Adored international filmmaker Wong Kar Wai makes his English-language debut with the sultry atmospheric piece, "My Blueberry Nights." If you're already a student of the director's work, perhaps "Nights" will feel regressive and unusually aimless; however, those unfamiliar with Wong's warm waters might find the picture alluring enough to crave his more eloquent cinematic forays.
Stumbling into a café one night is Elizabeth (Norah Jones), looking for her absentee boyfriend. Jeremy (Jude Law), the owner of the establishment, is immediately smitten with the mystified woman, and the two strike up a confessional friendship over long nights and slices of pie. Impulsively, Elizabeth embarks on a soul-clearing trip across America, interacting with the addicted (David Strathairn) and the unstable (Natalie Portman), while hoping to drown herself in routine and anonymity. For Jeremy, the absence is too much to bear, and he spends his days consumed with Elizabeth's postcards and the memories of her curious melancholy.
"Blueberry Nights" is a tempered, sometimes agonizingly slow offering of drama. It's one long romantic ache stretched over 90 minutes of screentime and scored to the somnolent melodies of Ry Cooder and a tranquil soundtrack that includes selections from Jones and Chan "Cat Power" Marshall (who also cameos in the film). Considering the leap to working with Hollywood's bigger stars, Wong keeps his recognizable rhythms intact, and "Nights" is merely a heightened extension of his previous work. The quality is sometimes debatable, but thankfully Wong hasn't completely shed his skin in pursuit of a bigger international audience.

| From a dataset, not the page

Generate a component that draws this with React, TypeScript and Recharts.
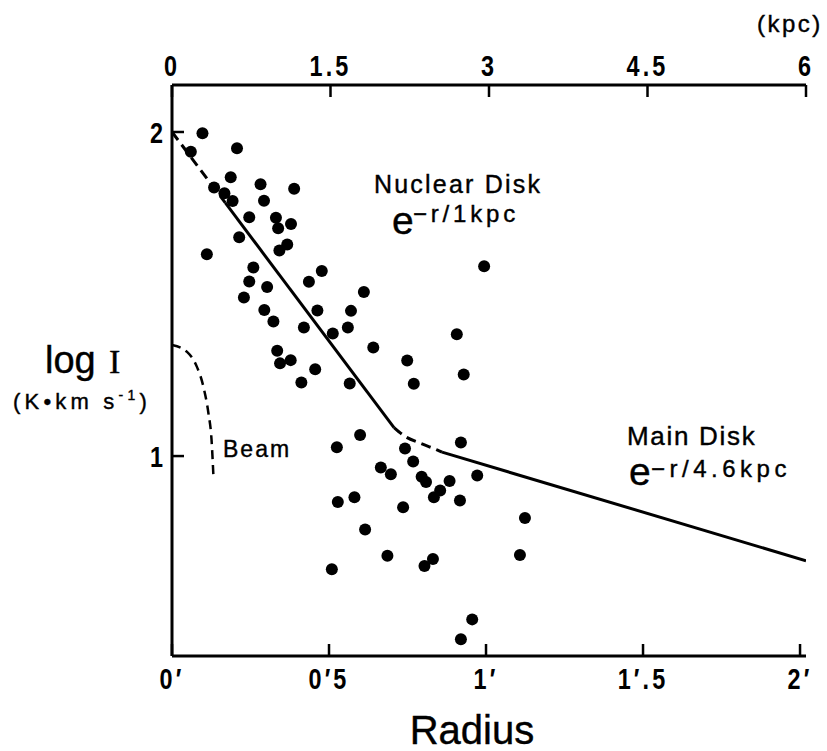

"Nights" is an experience of textures and flavors, where emotions don't just come and go at a moment's notice, but float around in the air like trails of smoke, with each character stumbling their way towards articulations of the soul. It's a romantic film that lingers on the processes of bonding and interaction between polar opposites, where connections form and trust is tentatively agreed upon. Elizabeth's travels explore her friendships with broken lives, ranging from an alcoholic cop (Strathairn) who can't give up his ex-wife (Rachael Weisz) to a poker addict (Portman) running away from family issues. Wong is consumed with the social bridges people build together, and the film is chock full of leisurely portraits of confessional breakdowns and contained fragments of euphoria.

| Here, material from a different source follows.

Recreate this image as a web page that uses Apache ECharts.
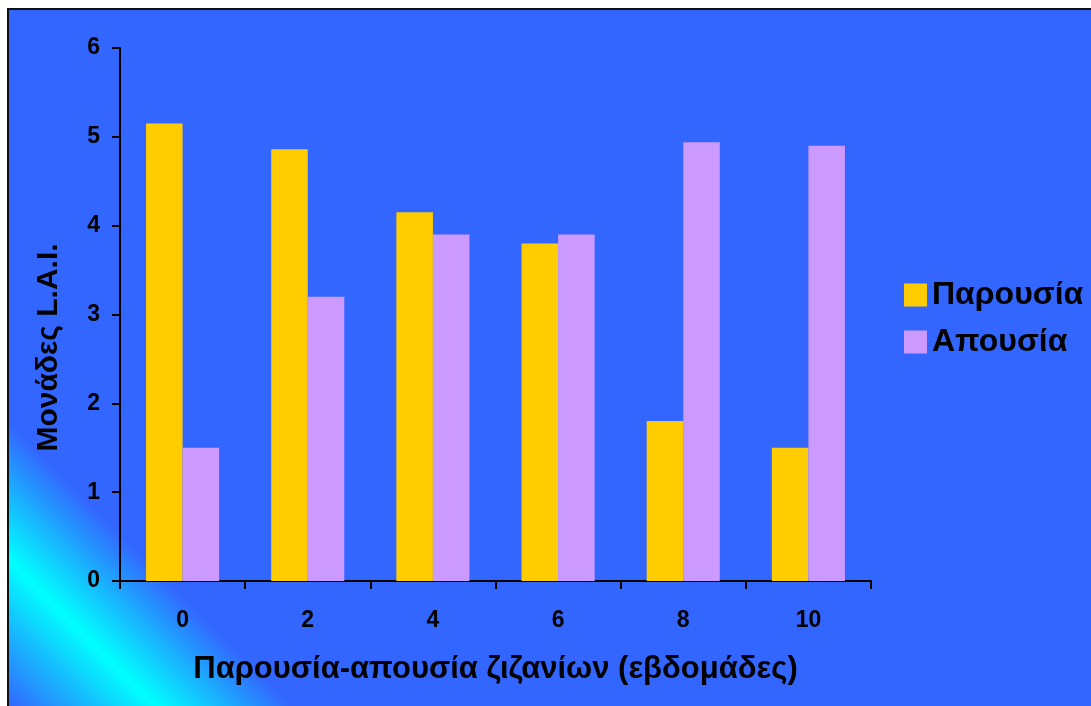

I found "Nights" to be emotionally aloof, but never far from a moment of beauty, both in the screenplay written by Wong and crime novelist Lawrence Block, and in the gorgeous cinematography by Darius Khondji, who treats the frame like a neon wonderland of splashy colors and pointedly enigmatic staging. It's a dazzling movie. However, Wong deepens his fascination with the step-printing process, coating the film with a jittery wax of overprocessed nonsense that I believe registers to the filmmaker as an intangible dreamlike quality. Wong loves the effect, and it's used in "Nights" to a disturbing degree. I failed to see the appeal.
"My Blueberry Nights" is demonstrative, but glacial, and it takes a colossal amount of patience to stay with the wandering storyline and general indulgence of unbridled actorly emoting. The picture requires a full commitment to metered passion, and if that isn't available to you, I wouldn't bother trying to tackle this specialized experience.